Under the so-called "dual key" system used to coordinate the use of NATO airpower in Bosnia, the approval of the UN ground commander was required for all air operations. Although subject to the often ambiguous decisions of the North Atlantic Council, the NATO air commanders, mostly Americans, were well prepared to employ modern airpower to achieve publicly stated UN/NATO objectives. However, the successive Belgian, French, and British UN ground commanders in Bosnia, up to the assignment of British Lieutenant General Rupert Smith in 1995, were set in their ways, unfamiliar with or skeptical about the use of modern airpower, reluctant to take any action which might produce civilian casualties or place their admittedly inadequate forces in danger of retaliation, and inclined to refer every decision to UN headquarters in New York. At every turn, they acted to [End Page 1020] stymie the application of NATO airpower and, in the case of British Lieutenant General Sir Michael Rose, even tipped off the Bosnian Serb commanders as to the time, place, and exact target of planned NATO airstrikes.

The cracks in the UN peacekeeping system and in the NATO alliance revealed by Colonel Bucknam's story do not augur well for the future, especially as regards United States participation in either organization.

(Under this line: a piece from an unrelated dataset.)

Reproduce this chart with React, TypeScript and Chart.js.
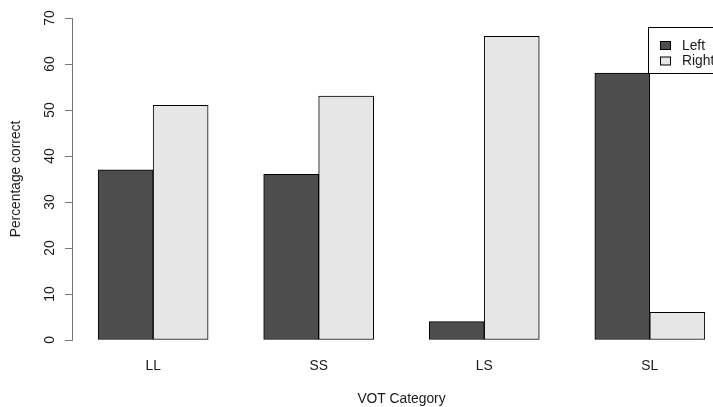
import React, { useEffect, useRef } from "react";
import { Chart, registerables } from "chart.js";

Chart.register(...registerables);

const categories = ["LL", "SS", "LS", "SL"];
const groupCenters = [2, 5, 8, 11];
const leftValues = [37, 36, 4, 58];
const rightValues = [51, 53, 66, 6];
const seriesNames = ["Left", "Right"];
const seriesColors = ["#4d4d4d", "#e6e6e6"];
const yTicks = [0, 10, 20, 30, 40, 50, 60, 70];
const xTitle = "VOT Category";
const yTitle = "Percentage correct";

const FONT_FAMILY = '"Liberation Sans", Arial, sans-serif';
const FONT_SIZE = 13.8;
const FONT = `${FONT_SIZE}px ${FONT_FAMILY}`;
const TEXT_COLOR = "#1a1a1a";
const AXIS_COLOR = "#777777";

const textPlugin = {
  id: "rText",
  afterDraw(chart: any) {
    const ctx = chart.ctx as CanvasRenderingContext2D;
    const ys = chart.scales.y;
    const xs = chart.scales.x;
    ctx.save();
    ctx.fillStyle = TEXT_COLOR;
    ctx.font = FONT;
    ctx.textAlign = "center";
    ctx.textBaseline = "middle";
    // y tick labels, rotated like R (las = 0)
    yTicks.forEach((v) => {
      const py = ys.getPixelForValue(v);
      ctx.save();
      ctx.translate(ys.right - 22, py);
      ctx.rotate(-Math.PI / 2);
      ctx.fillText(String(v), 0, 0);
      ctx.restore();
    });
    // y title
    ctx.save();
    ctx.translate(16, (ys.top + ys.bottom) / 2);
    ctx.rotate(-Math.PI / 2);
    ctx.fillText(yTitle, 0, 0);
    ctx.restore();
    // x title (centred on R's plot region)
    ctx.fillText(xTitle, xs.getPixelForValue(6.5), 399);

    // legend
    const lx = 648;
    const ly = 27;
    ctx.fillStyle = "#ffffff";
    ctx.fillRect(lx, ly, 120, 46);
    ctx.strokeStyle = "#000000";
    ctx.lineWidth = 1;
    ctx.strokeRect(lx + 0.5, ly + 0.5, 120, 46);
    seriesNames.forEach((name, i) => {
      const by = ly + 14.5 + i * 15.5;
      ctx.fillStyle = seriesColors[i];
      ctx.fillRect(lx + 12.5, by, 10, 8);
      ctx.strokeStyle = "#000000";
      ctx.strokeRect(lx + 12.5, by, 10, 8);
      ctx.fillStyle = TEXT_COLOR;
      ctx.textAlign = "left";
      ctx.fillText(name, lx + 34, by + 4.5);
    });
    ctx.restore();
  },
};

export default function App() {
  const canvasRef = useRef<HTMLCanvasElement | null>(null);

  useEffect(() => {
    if (!canvasRef.current) return;
    const chart = new Chart(canvasRef.current, {
      type: "bar",
      data: {
        datasets: [
          {
            label: seriesNames[0],
            data: groupCenters.map((x, i) => ({ x, y: leftValues[i] })),
            backgroundColor: seriesColors[0],
            borderColor: "#000000",
            borderWidth: 1,
            borderSkipped: false,
            barThickness: 55,
          },
          {
            label: seriesNames[1],
            data: groupCenters.map((x, i) => ({ x, y: rightValues[i] })),
            backgroundColor: seriesColors[1],
            borderColor: "#000000",
            borderWidth: 1,
            borderSkipped: false,
            barThickness: 55,
          },
        ] as any,
      },
      options: {
        animation: false,
        responsive: true,
        maintainAspectRatio: false,
        layout: { padding: { top: 18, right: 0, left: 0, bottom: 0 } },
        plugins: {
          legend: { display: false },
          tooltip: { enabled: false },
        },
        scales: {
          x: {
            type: "linear",
            min: 0.53,
            max: 12.145,
            offset: false,
            grid: { display: false, drawTicks: false },
            border: { display: false },
            afterBuildTicks: (scale: any) => {
              scale.ticks = groupCenters.map((v) => ({ value: v }));
            },
            afterFit: (scale: any) => {
              scale.height = 67;
            },
            ticks: {
              autoSkip: false,
              maxRotation: 0,
              minRotation: 0,
              padding: 18,
              color: TEXT_COLOR,
              font: { family: FONT_FAMILY, size: FONT_SIZE },
              callback: (value: any) => {
                const idx = groupCenters.indexOf(Number(value));
                return idx >= 0 ? categories[idx] : "";
              },
            },
          },
          y: {
            type: "linear",
            min: 0,
            max: 70,
            afterBuildTicks: (scale: any) => {
              scale.ticks = yTicks.map((v) => ({ value: v }));
            },
            afterFit: (scale: any) => {
              scale.width = 72;
            },
            grid: {
              display: true,
              drawOnChartArea: false,
              drawTicks: true,
              tickLength: 7,
              color: AXIS_COLOR,
              lineWidth: 1,
            },
            border: { display: true, color: AXIS_COLOR, width: 1 },
            ticks: { display: false },
          },
        },
      } as any,
      plugins: [textPlugin],
    });
    return () => chart.destroy();
  }, []);

  return (
    <div
      style={{
        position: "fixed",
        left: 0,
        top: 0,
        width: 713,
        height: 407,
        background: "#ffffff",
      }}
    >
      <canvas ref={canvasRef} />
    </div>
  );
}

As he reveals, the United States armed forces have developed the forces and doctrine of modern warfare far beyond the ability of our allies to keep up, thereby creating an imbalance in capabilities and doctrine which could inhibit cooperation in any future conflict.

Colonel Bucknam's style is sometimes convoluted, and the detailed review of the literature and of airpower theory contained in the first two chapters could easily have been omitted. However, any minor stylistic defects are more than compensated for by the depth of his research, especially the interviews with all of the principal UN and NATO participants. His exhaustive chapter notes and the seventy-page bibliography will be a rich mine for other scholars for years to come.

On the whole, this book is highly recommended for readers interested in airpower, NATO, UN peace-keeping, and the situation in Bosnia. It is sometimes heavy going, but is well worth the effort.